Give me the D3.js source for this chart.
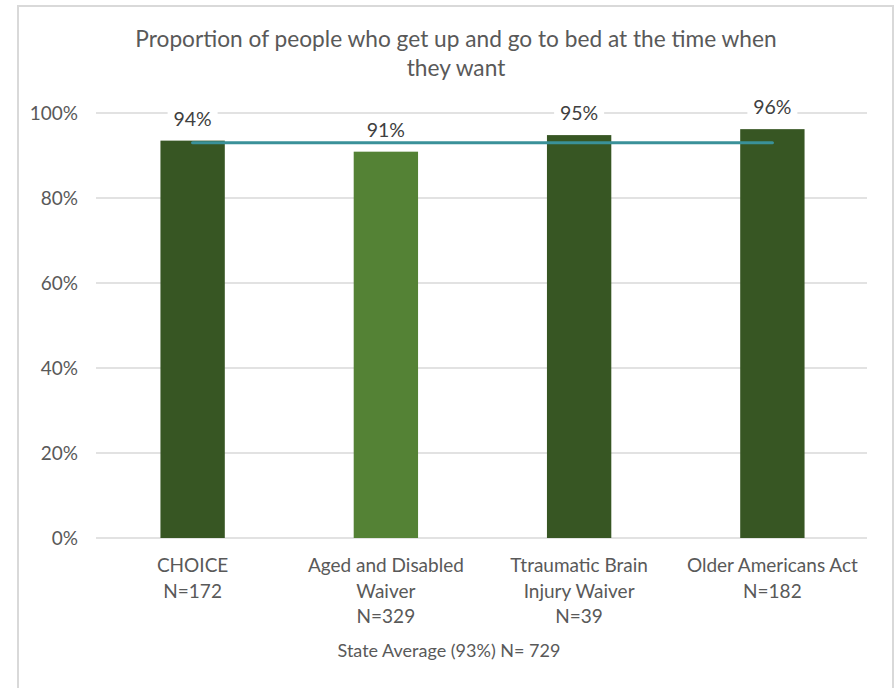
<!DOCTYPE html>
<html><head><meta charset="utf-8">
<script src="https://cdn.jsdelivr.net/npm/d3@7"></script>
<style>html,body{margin:0;padding:0;background:#fff;}svg{display:block;font-family:Lato,"Open Sans",sans-serif;}</style>
</head><body>
<div id="chart"></div>
<script>
const categories = [["CHOICE","N=172"],["Aged and Disabled","Waiver","N=329"],["Ttraumatic Brain","Injury Waiver","N=39"],["Older Americans Act","N=182"]];
const values = [93.5, 90.9, 94.8, 96.2];
const labels = ["94%","91%","95%","96%"];
const barColors = ["#375623","#548235","#375623","#375623"];
const stateAverage = 93.0;
const yTicks = [0,20,40,60,80,100];
const titleLines = ["Proportion of people who get up and go to bed at the time when","they want"];
const footer = "State Average (93%) N= 729";

const W=896,H=688;
const svg=d3.select("#chart").append("svg").attr("width",W).attr("height",H);
svg.append("rect").attr("x",18).attr("y",6).attr("width",875).attr("height",700).attr("fill","#fff").attr("stroke","#d9d9d9").attr("stroke-width",2);

const x=d3.scaleBand().domain(d3.range(categories.length)).range([96,869]).padding(0);
const y=d3.scaleLinear().domain([0,100]).range([538,113]);
const bw=x.bandwidth()*0.333;

// gridlines
svg.append("g").selectAll("line").data(yTicks).join("line")
 .attr("x1",96).attr("x2",867).attr("y1",d=>y(d)).attr("y2",d=>y(d))
 .attr("stroke","#d9d9d9").attr("stroke-width",1.5);
// y tick labels
svg.append("g").selectAll("text").data(yTicks).join("text")
 .attr("x",78).attr("y",d=>y(d)+7).attr("text-anchor","end")
 .attr("font-size",19).attr("fill","#595959").text(d=>d+"%");

// bars
svg.append("g").selectAll("rect").data(values).join("rect")
 .attr("x",(d,i)=>x(i)+x.bandwidth()/2-bw/2).attr("width",bw)
 .attr("y",d=>y(d)).attr("height",d=>y(0)-y(d)).attr("fill",(d,i)=>barColors[i]);

// average line
svg.append("line").attr("x1",x(0)+x.bandwidth()/2).attr("x2",x(3)+x.bandwidth()/2)
 .attr("y1",y(stateAverage)).attr("y2",y(stateAverage))
 .attr("stroke","#3a9199").attr("stroke-width",3.2).attr("stroke-linecap","round");

// data labels
const lg=svg.append("g").selectAll("g").data(values).join("g");
lg.append("rect").attr("x",(d,i)=>x(i)+x.bandwidth()/2-25).attr("width",50)
 .attr("y",d=>y(d)-34).attr("height",22).attr("fill","#fff");
lg.append("text").attr("x",(d,i)=>x(i)+x.bandwidth()/2).attr("y",d=>y(d)-15)
 .attr("text-anchor","middle").attr("font-size",19.5).attr("fill","#404040").text((d,i)=>labels[i]);

// x labels
const xl=svg.append("g").selectAll("text").data(categories).join("text")
 .attr("text-anchor","middle").attr("font-size",19).attr("fill","#595959");
xl.each(function(d,i){
  const t=d3.select(this);
  d.forEach((s,j)=>t.append("tspan").attr("x",x(i)+x.bandwidth()/2).attr("y",572+j*25.5).text(s));
});

// title
svg.append("g").selectAll("text").data(titleLines).join("text")
 .attr("x",456).attr("y",(d,i)=>47+i*29).attr("text-anchor","middle")
 .attr("font-size",22.7).attr("fill","#595959").text(d=>d);

svg.append("text").attr("x",449).attr("y",657).attr("text-anchor","middle")
 .attr("font-size",18).attr("fill","#595959").text(footer);
</script>
</body></html>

•••

Work to complete: Copy every line of the listing where the word "chart" appears.

The answer:
Give me the D3.js source for this chart.
<div id="chart"></div>
const svg=d3.select("#chart").append("svg").attr("width",W).attr("height",H);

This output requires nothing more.